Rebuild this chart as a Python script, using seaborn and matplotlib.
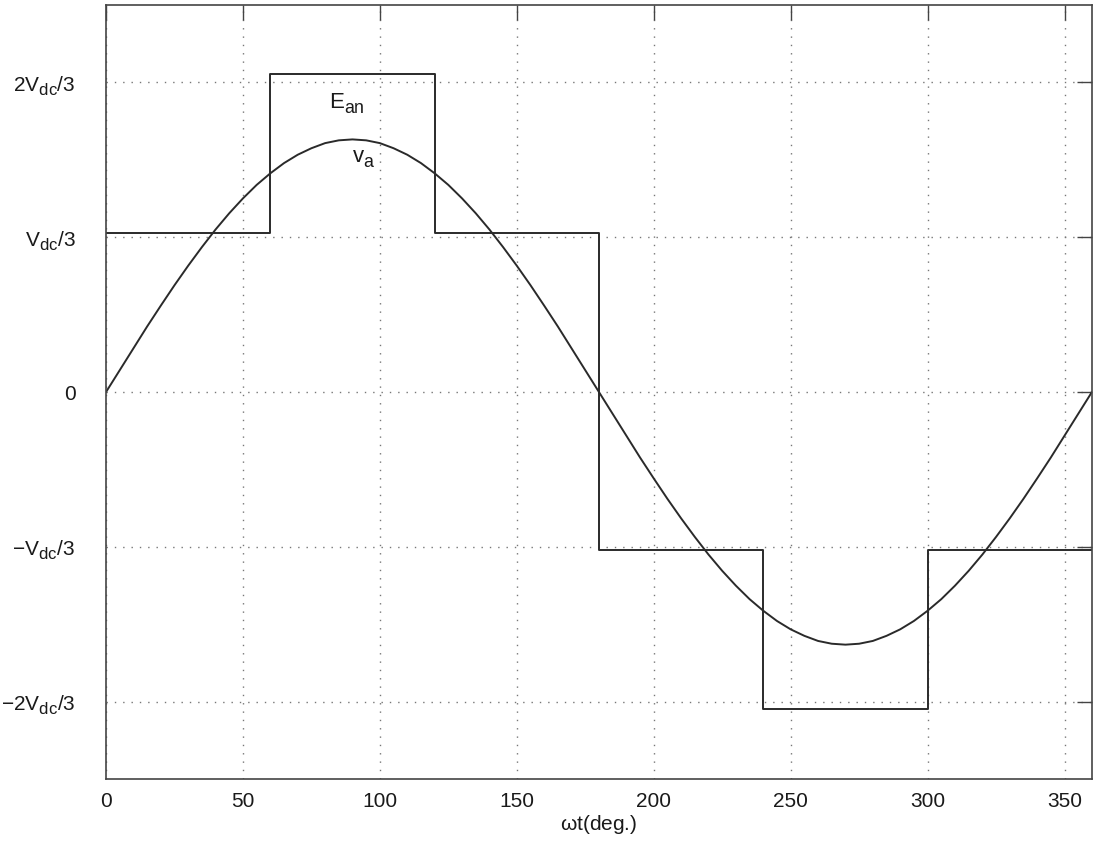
import numpy as np
import pandas as pd
import matplotlib
matplotlib.use("Agg")
import matplotlib.pyplot as plt
import seaborn as sns
try:
    import matplotlib._mathtext as _mt
    _mt.SHRINK_FACTOR = 0.8
    _mt.FontConstantsBase.sub1 = 0.45
    _mt.FontConstantsBase.sub2 = 0.6
except Exception:
    pass

# ---- data (Vdc = 1) ----
step_angles = [0, 60, 120, 180, 240, 300, 360]
step_levels = [0.343, 0.685, 0.343, -0.341, -0.683, -0.341, -0.341]

va_angles = list(range(0, 365, 5))
va_values = [0.000, 0.047, 0.094, 0.141, 0.186, 0.230, 0.272, 0.312, 0.350, 0.385,
             0.417, 0.446, 0.471, 0.493, 0.511, 0.525, 0.536, 0.542, 0.544, 0.542,
             0.536, 0.525, 0.511, 0.493, 0.471, 0.446, 0.417, 0.385, 0.350, 0.312,
             0.272, 0.230, 0.186, 0.141, 0.094, 0.047, 0.000, -0.047, -0.094, -0.141,
             -0.186, -0.230, -0.272, -0.312, -0.350, -0.385, -0.417, -0.446, -0.471, -0.493,
             -0.511, -0.525, -0.536, -0.542, -0.544, -0.542, -0.536, -0.525, -0.511, -0.493,
             -0.471, -0.446, -0.417, -0.385, -0.350, -0.312, -0.272, -0.230, -0.186, -0.141,
             -0.094, -0.047, 0.000]

x_ticks = [0, 50, 100, 150, 200, 250, 300, 350]
y_ticks = [-2/3, -1/3, 0, 1/3, 2/3]
y_ticklabels = [r'$-2V_{dc}/3$', r'$-V_{dc}/3$', '0', r'$V_{dc}/3$', r'$2V_{dc}/3$']

sns.set_style("white")
plt.rcParams['font.family'] = ['Liberation Sans', 'DejaVu Sans']
plt.rcParams['mathtext.fontset'] = 'custom'
plt.rcParams['mathtext.rm'] = 'Liberation Sans'
plt.rcParams['mathtext.it'] = 'Liberation Sans'
plt.rcParams['mathtext.default'] = 'regular'

fig = plt.figure(figsize=(10.93, 8.41), dpi=100)
ax = fig.add_axes([0.097, 0.0737, 0.902, 0.9203])

line_col = '#2a2a2a'
df_step = pd.DataFrame({'wt': step_angles, 'E': step_levels})
df_va = pd.DataFrame({'wt': va_angles, 'v': va_values})
sns.lineplot(data=df_step, x='wt', y='E', ax=ax, drawstyle='steps-post',
             color=line_col, lw=1.4, estimator=None, sort=False)
sns.lineplot(data=df_va, x='wt', y='v', ax=ax, color=line_col, lw=1.4,
             estimator=None, sort=False)

ax.set_xlim(0, 360)
ax.set_ylim(-2.5/3, 2.5/3)
ax.set_xticks(x_ticks)
ax.set_yticks(y_ticks)
ax.set_yticklabels(y_ticklabels)
ax.tick_params(axis='both', direction='in', length=11, width=1.0, color='#444444',
               top=True, right=True, labelcolor='#1a1a1a')
ax.tick_params(axis='x', pad=9, labelsize=15)
ax.tick_params(axis='y', pad=22, labelsize=15)
ax.grid(True, linestyle=(0, (1, 5)), color='#777777', lw=1.0)
for s in ax.spines.values():
    s.set_color('#444444')
    s.set_linewidth(1.2)

ax.set_xlabel(r'$\omega$t(deg.)', fontsize=15, labelpad=2, color='#1a1a1a')
ax.set_ylabel('')

ax.text(81.5, 0.611, r'$E_{an}$', fontsize=16, color='#1a1a1a')
ax.text(90, 0.493, r'$v_a$', fontsize=16, color='#1a1a1a')

fig.savefig('out.png', dpi=100)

^^^^^^^^^^^^^^^^

■ What is expected:
Only a number is wanted: how many lines of the material include the word "seaborn".

■ Complete output:
2